## PROBLEM DETAILS
Repeat each record exactly as written, and drop any images.

Start of SUPPLIED RECORDS

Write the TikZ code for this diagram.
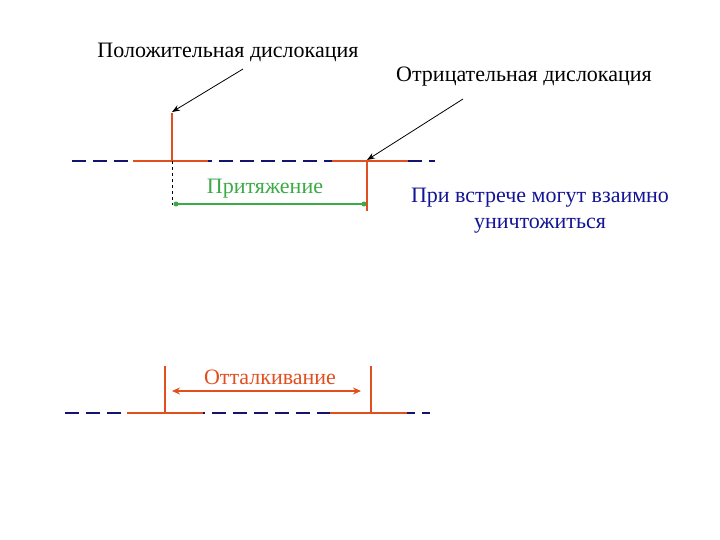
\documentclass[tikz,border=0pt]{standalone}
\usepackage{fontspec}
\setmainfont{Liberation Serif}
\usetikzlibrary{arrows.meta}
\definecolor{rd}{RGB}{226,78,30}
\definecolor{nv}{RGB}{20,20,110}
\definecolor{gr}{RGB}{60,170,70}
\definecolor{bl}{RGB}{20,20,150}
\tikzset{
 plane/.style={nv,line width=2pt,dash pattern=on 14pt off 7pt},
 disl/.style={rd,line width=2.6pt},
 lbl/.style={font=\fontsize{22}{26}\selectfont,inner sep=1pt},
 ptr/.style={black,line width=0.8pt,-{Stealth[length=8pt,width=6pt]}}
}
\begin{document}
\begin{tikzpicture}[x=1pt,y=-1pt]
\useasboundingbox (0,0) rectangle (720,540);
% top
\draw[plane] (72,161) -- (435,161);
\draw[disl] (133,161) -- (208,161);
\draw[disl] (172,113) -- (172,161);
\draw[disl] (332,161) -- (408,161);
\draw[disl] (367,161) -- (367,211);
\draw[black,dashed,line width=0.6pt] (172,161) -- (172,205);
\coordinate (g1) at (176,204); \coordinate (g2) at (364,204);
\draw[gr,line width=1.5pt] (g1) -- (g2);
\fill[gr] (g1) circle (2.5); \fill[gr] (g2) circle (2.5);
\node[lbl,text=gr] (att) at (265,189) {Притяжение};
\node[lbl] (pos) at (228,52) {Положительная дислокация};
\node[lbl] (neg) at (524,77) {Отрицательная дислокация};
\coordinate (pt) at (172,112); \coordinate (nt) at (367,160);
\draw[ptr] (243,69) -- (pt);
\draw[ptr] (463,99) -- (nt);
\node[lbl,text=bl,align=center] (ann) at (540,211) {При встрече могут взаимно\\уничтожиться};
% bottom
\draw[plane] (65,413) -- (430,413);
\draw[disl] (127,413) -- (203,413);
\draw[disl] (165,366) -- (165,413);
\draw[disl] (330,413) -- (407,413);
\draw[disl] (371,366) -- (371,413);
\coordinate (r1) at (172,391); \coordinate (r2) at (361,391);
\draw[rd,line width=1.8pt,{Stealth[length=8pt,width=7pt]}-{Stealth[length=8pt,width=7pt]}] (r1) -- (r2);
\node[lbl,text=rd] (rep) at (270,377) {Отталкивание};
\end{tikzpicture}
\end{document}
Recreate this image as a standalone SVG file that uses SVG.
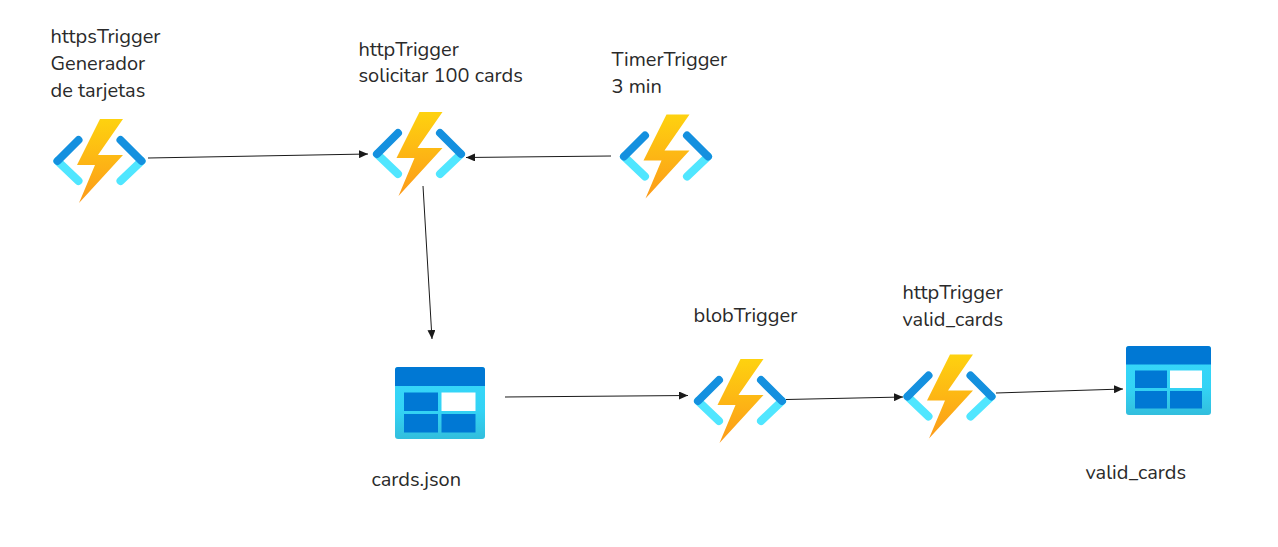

End of SUPPLIED RECORDS

## WRITTEN RESPONSE
Write the TikZ code for this diagram.
\documentclass[tikz,border=0pt]{standalone}
\usepackage{fontspec}
\setmainfont{Liberation Serif}
\usetikzlibrary{arrows.meta}
\definecolor{rd}{RGB}{226,78,30}
\definecolor{nv}{RGB}{20,20,110}
\definecolor{gr}{RGB}{60,170,70}
\definecolor{bl}{RGB}{20,20,150}
\tikzset{
 plane/.style={nv,line width=2pt,dash pattern=on 14pt off 7pt},
 disl/.style={rd,line width=2.6pt},
 lbl/.style={font=\fontsize{22}{26}\selectfont,inner sep=1pt},
 ptr/.style={black,line width=0.8pt,-{Stealth[length=8pt,width=6pt]}}
}
\begin{document}
\begin{tikzpicture}[x=1pt,y=-1pt]
\useasboundingbox (0,0) rectangle (720,540);
% top
\draw[plane] (72,161) -- (435,161);
\draw[disl] (133,161) -- (208,161);
\draw[disl] (172,113) -- (172,161);
\draw[disl] (332,161) -- (408,161);
\draw[disl] (367,161) -- (367,211);
\draw[black,dashed,line width=0.6pt] (172,161) -- (172,205);
\coordinate (g1) at (176,204); \coordinate (g2) at (364,204);
\draw[gr,line width=1.5pt] (g1) -- (g2);
\fill[gr] (g1) circle (2.5); \fill[gr] (g2) circle (2.5);
\node[lbl,text=gr] (att) at (265,189) {Притяжение};
\node[lbl] (pos) at (228,52) {Положительная дислокация};
\node[lbl] (neg) at (524,77) {Отрицательная дислокация};
\coordinate (pt) at (172,112); \coordinate (nt) at (367,160);
\draw[ptr] (243,69) -- (pt);
\draw[ptr] (463,99) -- (nt);
\node[lbl,text=bl,align=center] (ann) at (540,211) {При встрече могут взаимно\\уничтожиться};
% bottom
\draw[plane] (65,413) -- (430,413);
\draw[disl] (127,413) -- (203,413);
\draw[disl] (165,366) -- (165,413);
\draw[disl] (330,413) -- (407,413);
\draw[disl] (371,366) -- (371,413);
\coordinate (r1) at (172,391); \coordinate (r2) at (361,391);
\draw[rd,line width=1.8pt,{Stealth[length=8pt,width=7pt]}-{Stealth[length=8pt,width=7pt]}] (r1) -- (r2);
\node[lbl,text=rd] (rep) at (270,377) {Отталкивание};
\end{tikzpicture}
\end{document}
Recreate this image as a standalone SVG file that uses SVG.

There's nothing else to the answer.